■ STORED DATA ■
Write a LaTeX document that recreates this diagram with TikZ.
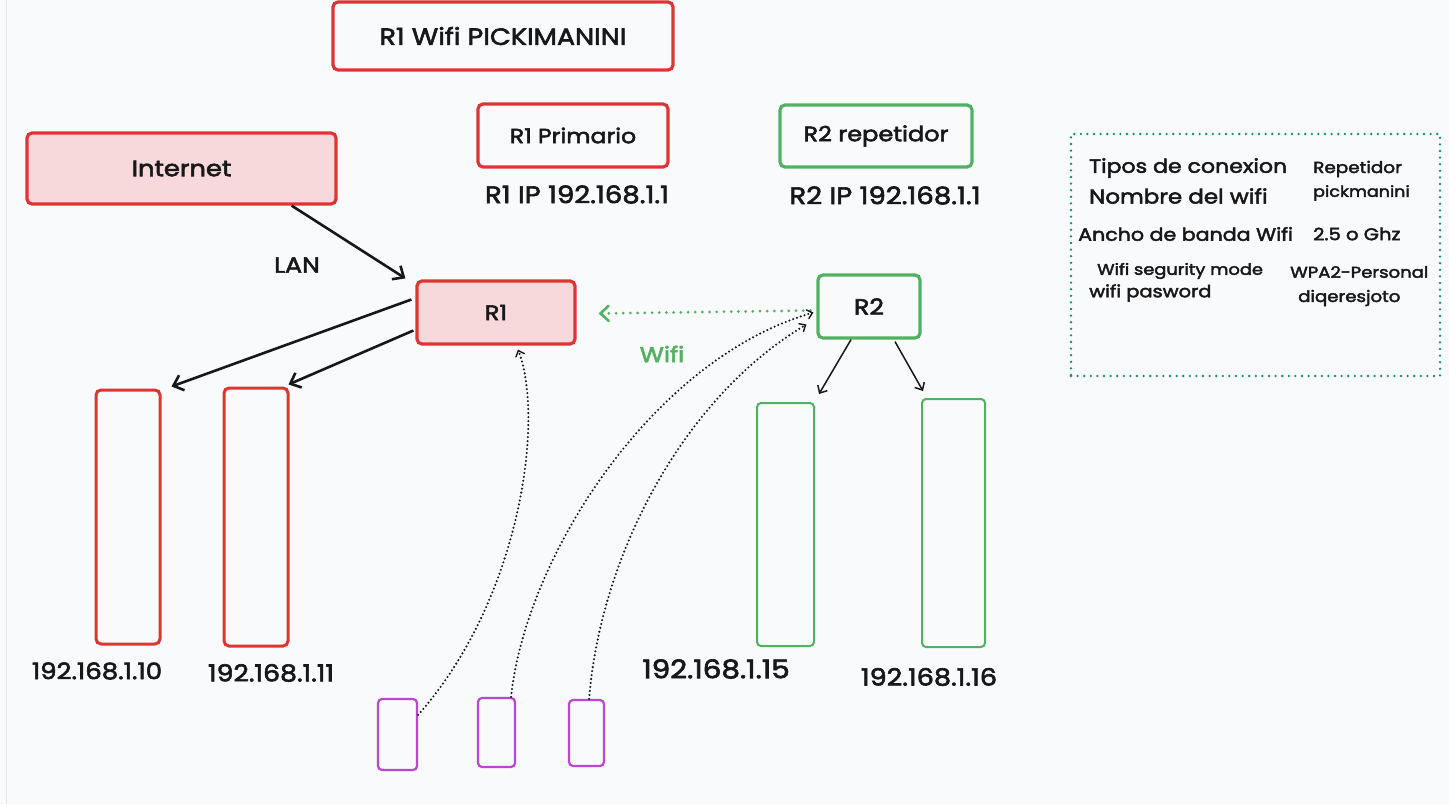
\documentclass[tikz,border=0pt]{standalone}
\usepackage{fontspec}
\setmainfont{Poppins}[FakeStretch=1.15,FakeBold=2.6]
\usetikzlibrary{arrows.meta}
\definecolor{bg}{RGB}{249,250,252}
\definecolor{cred}{RGB}{224,52,52}
\definecolor{cpink}{RGB}{247,216,219}
\definecolor{cgreen}{RGB}{80,178,96}
\definecolor{cteal}{RGB}{20,145,95}
\definecolor{cpurple}{RGB}{186,70,210}
\definecolor{ink}{RGB}{24,24,24}
\definecolor{edge}{RGB}{230,232,236}
\newcommand{\fs}[1]{\fontsize{#1}{#1}\selectfont}
\begin{document}
\begin{tikzpicture}[x=1pt,y=-1pt,
  txt/.style={text=ink,inner sep=0pt},
  redbox/.style={draw=cred,line width=3.2pt,rounded corners=5pt,text=ink,inner sep=0pt},
  greenbox/.style={draw=cgreen,line width=3.2pt,rounded corners=5pt,text=ink,inner sep=0pt},
  pcred/.style={draw=cred,line width=3pt,rounded corners=5pt,inner sep=0pt},
  pcgreen/.style={draw=cgreen,line width=2pt,rounded corners=4pt,inner sep=0pt},
  phone/.style={draw=cpurple,line width=2.2pt,rounded corners=4pt,inner sep=0pt},
  lan/.style={draw=ink,line width=2.6pt,-{Straight Barb[length=9pt,width=16pt,line width=2.6pt]}},
  thin/.style={draw=ink,line width=1.5pt,-{Straight Barb[length=6pt,width=11pt,line width=1.5pt]}},
  wlink/.style={draw=ink,line width=2.3pt,dash pattern=on 0pt off 4pt,line cap=round,
     -{Straight Barb[length=5pt,width=9pt,line width=1.4pt,line cap=round]}},
  gwifi/.style={draw=cgreen,line width=3pt,dash pattern=on 0pt off 7.2pt,line cap=round,
     -{Straight Barb[length=8pt,width=15pt,line width=2.6pt,line cap=round]}},
]
\fill[bg] (0,0) rectangle (1449,804);
\useasboundingbox (0,0) rectangle (1449,804);
\draw[edge,line width=1pt] (6,0) -- (6,804);

% top boxes
\node[redbox,minimum width=340pt,minimum height=68pt,font=\fs{23.5}] (title) at (503,36) {R1 Wifi PICKIMANINI};
\node[redbox,fill=cpink,minimum width=309pt,minimum height=71pt,font=\fs{22.4}] (inet) at (181.5,168.5) {Internet};
\node[redbox,minimum width=190pt,minimum height=63pt,font=\fs{20.5}] (r1p) at (573,135.5) {R1 Primario};
\node[txt,font=\fs{24}] (r1ip) at (577,194.5) {R1 IP 192.168.1.1};
\node[greenbox,minimum width=192pt,minimum height=62pt,font=\fs{20.9}] (r2r) at (876,136) {R2 repetidor};
\node[txt,font=\fs{24}] (r2ip) at (885,195.5) {R2 IP 192.168.1.1};

% routers
\node[redbox,fill=cpink,minimum width=158pt,minimum height=63pt,font=\fs{21}] (r1) at (496,312.5) {R1};
\node[greenbox,minimum width=102pt,minimum height=63pt,font=\fs{22}] (r2) at (869,306.5) {R2};

\node[txt,font=\fs{22}] (lan) at (297,265) {LAN};
\node[txt,text=cgreen,font=\fs{21.5}] (wifi) at (662,354) {Wifi};

% wired PCs
\node[pcred,minimum width=64pt,minimum height=254pt] (pc1) at (128,517) {};
\node[pcred,minimum width=64pt,minimum height=258pt] (pc2) at (256,517) {};
\node[pcgreen,minimum width=57pt,minimum height=243pt] (pc3) at (785.5,524.5) {};
\node[pcgreen,minimum width=63pt,minimum height=248pt] (pc4) at (953.5,523) {};

\node[txt,font=\fs{22.6}] (l1) at (97,671) {192.168.1.10};
\node[txt,font=\fs{23.3}] (l2) at (271,673) {192.168.1.11};
\node[txt,font=\fs{25.6}] (l3) at (716,669) {192.168.1.15};
\node[txt,font=\fs{23.6}] (l4) at (929,677) {192.168.1.16};

% phones
\node[phone,minimum width=39pt,minimum height=71pt] (ph1) at (397.5,734.5) {};
\node[phone,minimum width=37pt,minimum height=69pt] (ph2) at (496.5,732.5) {};
\node[phone,minimum width=35pt,minimum height=66pt] (ph3) at (586.5,733) {};

% info box
\node[draw=cteal,line width=2.6pt,dash pattern=on 0pt off 6.6pt,line cap=round,
      minimum width=369pt,minimum height=242pt,inner sep=0pt] (info) at (1255.5,255) {};
\node[txt,anchor=west,font=\fs{19.2}] (i1) at (1089,168) {Tipos de conexion};
\node[txt,anchor=west,font=\fs{20}] (i2) at (1089,196) {Nombre del wifi};
\node[txt,anchor=west,font=\fs{17.9}] (i3) at (1078,234) {Ancho de banda Wifi};
\node[txt,anchor=west,font=\fs{15.5}] (i4) at (1097,271) {Wifi segurity mode};
\node[txt,anchor=west,font=\fs{16.9}] (i5) at (1089,293) {wifi pasword};
\node[txt,anchor=west,font=\fs{16}] (v1) at (1313,169) {Repetidor};
\node[txt,anchor=west,font=\fs{15.2}] (v2) at (1313,193) {pickmanini};
\node[txt,anchor=west,font=\fs{17}] (v3) at (1313,234) {2.5 o Ghz};
\node[txt,anchor=west,font=\fs{15.7}] (v4) at (1290,272) {WPA2-Personal};
\node[txt,anchor=west,font=\fs{15.8}] (v5) at (1298,298) {diqeresjoto};

% connectors
\draw[lan] ([xshift=-46pt]inet.south east) -- ([xshift=-10pt,yshift=1pt]r1.north west);
\draw[lan] ([xshift=-4pt,yshift=13pt]r1.west) -- ([xshift=10pt,yshift=2pt]pc1.north east);
\draw[lan] ([xshift=-2pt,yshift=-18pt]r1.west) -- ([xshift=-1pt,yshift=2pt]pc2.north east);
\draw[thin] ([xshift=-18pt]r2.south) -- ([xshift=4pt,yshift=8pt]pc3.north east);
\draw[thin] ([xshift=26pt,yshift=-2pt]r2.south) -- ([xshift=2pt,yshift=7pt]pc4.north west);
\draw[gwifi] ([xshift=-6pt,yshift=-4pt]r2.west) -- ([xshift=22pt,yshift=-1pt]r1.east);

\draw[wlink] ([yshift=-17pt]ph1.north east) .. controls (520,600) and (545,420) .. ([xshift=22pt,yshift=-4pt]r1.south);
\draw[wlink] ([xshift=-5pt]ph2.north east) .. controls (525,560) and (650,360) .. ([xshift=-3pt,yshift=-6pt]r2.west);
\draw[wlink] ([xshift=-16pt]ph3.north east) .. controls (600,560) and (680,400) .. ([xshift=-10pt,yshift=-18pt]r2.west);
\end{tikzpicture}
\end{document}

■ WHAT TO WORK ON ■
Copy out the listing exactly as it stands, but not the pictures.

■ ANSWER ■
Write a LaTeX document that recreates this diagram with TikZ.
\documentclass[tikz,border=0pt]{standalone}
\usepackage{fontspec}
\setmainfont{Poppins}[FakeStretch=1.15,FakeBold=2.6]
\usetikzlibrary{arrows.meta}
\definecolor{bg}{RGB}{249,250,252}
\definecolor{cred}{RGB}{224,52,52}
\definecolor{cpink}{RGB}{247,216,219}
\definecolor{cgreen}{RGB}{80,178,96}
\definecolor{cteal}{RGB}{20,145,95}
\definecolor{cpurple}{RGB}{186,70,210}
\definecolor{ink}{RGB}{24,24,24}
\definecolor{edge}{RGB}{230,232,236}
\newcommand{\fs}[1]{\fontsize{#1}{#1}\selectfont}
\begin{document}
\begin{tikzpicture}[x=1pt,y=-1pt,
  txt/.style={text=ink,inner sep=0pt},
  redbox/.style={draw=cred,line width=3.2pt,rounded corners=5pt,text=ink,inner sep=0pt},
  greenbox/.style={draw=cgreen,line width=3.2pt,rounded corners=5pt,text=ink,inner sep=0pt},
  pcred/.style={draw=cred,line width=3pt,rounded corners=5pt,inner sep=0pt},
  pcgreen/.style={draw=cgreen,line width=2pt,rounded corners=4pt,inner sep=0pt},
  phone/.style={draw=cpurple,line width=2.2pt,rounded corners=4pt,inner sep=0pt},
  lan/.style={draw=ink,line width=2.6pt,-{Straight Barb[length=9pt,width=16pt,line width=2.6pt]}},
  thin/.style={draw=ink,line width=1.5pt,-{Straight Barb[length=6pt,width=11pt,line width=1.5pt]}},
  wlink/.style={draw=ink,line width=2.3pt,dash pattern=on 0pt off 4pt,line cap=round,
     -{Straight Barb[length=5pt,width=9pt,line width=1.4pt,line cap=round]}},
  gwifi/.style={draw=cgreen,line width=3pt,dash pattern=on 0pt off 7.2pt,line cap=round,
     -{Straight Barb[length=8pt,width=15pt,line width=2.6pt,line cap=round]}},
]
\fill[bg] (0,0) rectangle (1449,804);
\useasboundingbox (0,0) rectangle (1449,804);
\draw[edge,line width=1pt] (6,0) -- (6,804);

% top boxes
\node[redbox,minimum width=340pt,minimum height=68pt,font=\fs{23.5}] (title) at (503,36) {R1 Wifi PICKIMANINI};
\node[redbox,fill=cpink,minimum width=309pt,minimum height=71pt,font=\fs{22.4}] (inet) at (181.5,168.5) {Internet};
\node[redbox,minimum width=190pt,minimum height=63pt,font=\fs{20.5}] (r1p) at (573,135.5) {R1 Primario};
\node[txt,font=\fs{24}] (r1ip) at (577,194.5) {R1 IP 192.168.1.1};
\node[greenbox,minimum width=192pt,minimum height=62pt,font=\fs{20.9}] (r2r) at (876,136) {R2 repetidor};
\node[txt,font=\fs{24}] (r2ip) at (885,195.5) {R2 IP 192.168.1.1};

% routers
\node[redbox,fill=cpink,minimum width=158pt,minimum height=63pt,font=\fs{21}] (r1) at (496,312.5) {R1};
\node[greenbox,minimum width=102pt,minimum height=63pt,font=\fs{22}] (r2) at (869,306.5) {R2};

\node[txt,font=\fs{22}] (lan) at (297,265) {LAN};
\node[txt,text=cgreen,font=\fs{21.5}] (wifi) at (662,354) {Wifi};

% wired PCs
\node[pcred,minimum width=64pt,minimum height=254pt] (pc1) at (128,517) {};
\node[pcred,minimum width=64pt,minimum height=258pt] (pc2) at (256,517) {};
\node[pcgreen,minimum width=57pt,minimum height=243pt] (pc3) at (785.5,524.5) {};
\node[pcgreen,minimum width=63pt,minimum height=248pt] (pc4) at (953.5,523) {};

\node[txt,font=\fs{22.6}] (l1) at (97,671) {192.168.1.10};
\node[txt,font=\fs{23.3}] (l2) at (271,673) {192.168.1.11};
\node[txt,font=\fs{25.6}] (l3) at (716,669) {192.168.1.15};
\node[txt,font=\fs{23.6}] (l4) at (929,677) {192.168.1.16};

% phones
\node[phone,minimum width=39pt,minimum height=71pt] (ph1) at (397.5,734.5) {};
\node[phone,minimum width=37pt,minimum height=69pt] (ph2) at (496.5,732.5) {};
\node[phone,minimum width=35pt,minimum height=66pt] (ph3) at (586.5,733) {};

% info box
\node[draw=cteal,line width=2.6pt,dash pattern=on 0pt off 6.6pt,line cap=round,
      minimum width=369pt,minimum height=242pt,inner sep=0pt] (info) at (1255.5,255) {};
\node[txt,anchor=west,font=\fs{19.2}] (i1) at (1089,168) {Tipos de conexion};
\node[txt,anchor=west,font=\fs{20}] (i2) at (1089,196) {Nombre del wifi};
\node[txt,anchor=west,font=\fs{17.9}] (i3) at (1078,234) {Ancho de banda Wifi};
\node[txt,anchor=west,font=\fs{15.5}] (i4) at (1097,271) {Wifi segurity mode};
\node[txt,anchor=west,font=\fs{16.9}] (i5) at (1089,293) {wifi pasword};
\node[txt,anchor=west,font=\fs{16}] (v1) at (1313,169) {Repetidor};
\node[txt,anchor=west,font=\fs{15.2}] (v2) at (1313,193) {pickmanini};
\node[txt,anchor=west,font=\fs{17}] (v3) at (1313,234) {2.5 o Ghz};
\node[txt,anchor=west,font=\fs{15.7}] (v4) at (1290,272) {WPA2-Personal};
\node[txt,anchor=west,font=\fs{15.8}] (v5) at (1298,298) {diqeresjoto};

% connectors
\draw[lan] ([xshift=-46pt]inet.south east) -- ([xshift=-10pt,yshift=1pt]r1.north west);
\draw[lan] ([xshift=-4pt,yshift=13pt]r1.west) -- ([xshift=10pt,yshift=2pt]pc1.north east);
\draw[lan] ([xshift=-2pt,yshift=-18pt]r1.west) -- ([xshift=-1pt,yshift=2pt]pc2.north east);
\draw[thin] ([xshift=-18pt]r2.south) -- ([xshift=4pt,yshift=8pt]pc3.north east);
\draw[thin] ([xshift=26pt,yshift=-2pt]r2.south) -- ([xshift=2pt,yshift=7pt]pc4.north west);
\draw[gwifi] ([xshift=-6pt,yshift=-4pt]r2.west) -- ([xshift=22pt,yshift=-1pt]r1.east);

\draw[wlink] ([yshift=-17pt]ph1.north east) .. controls (520,600) and (545,420) .. ([xshift=22pt,yshift=-4pt]r1.south);
\draw[wlink] ([xshift=-5pt]ph2.north east) .. controls (525,560) and (650,360) .. ([xshift=-3pt,yshift=-6pt]r2.west);
\draw[wlink] ([xshift=-16pt]ph3.north east) .. controls (600,560) and (680,400) .. ([xshift=-10pt,yshift=-18pt]r2.west);
\end{tikzpicture}
\end{document}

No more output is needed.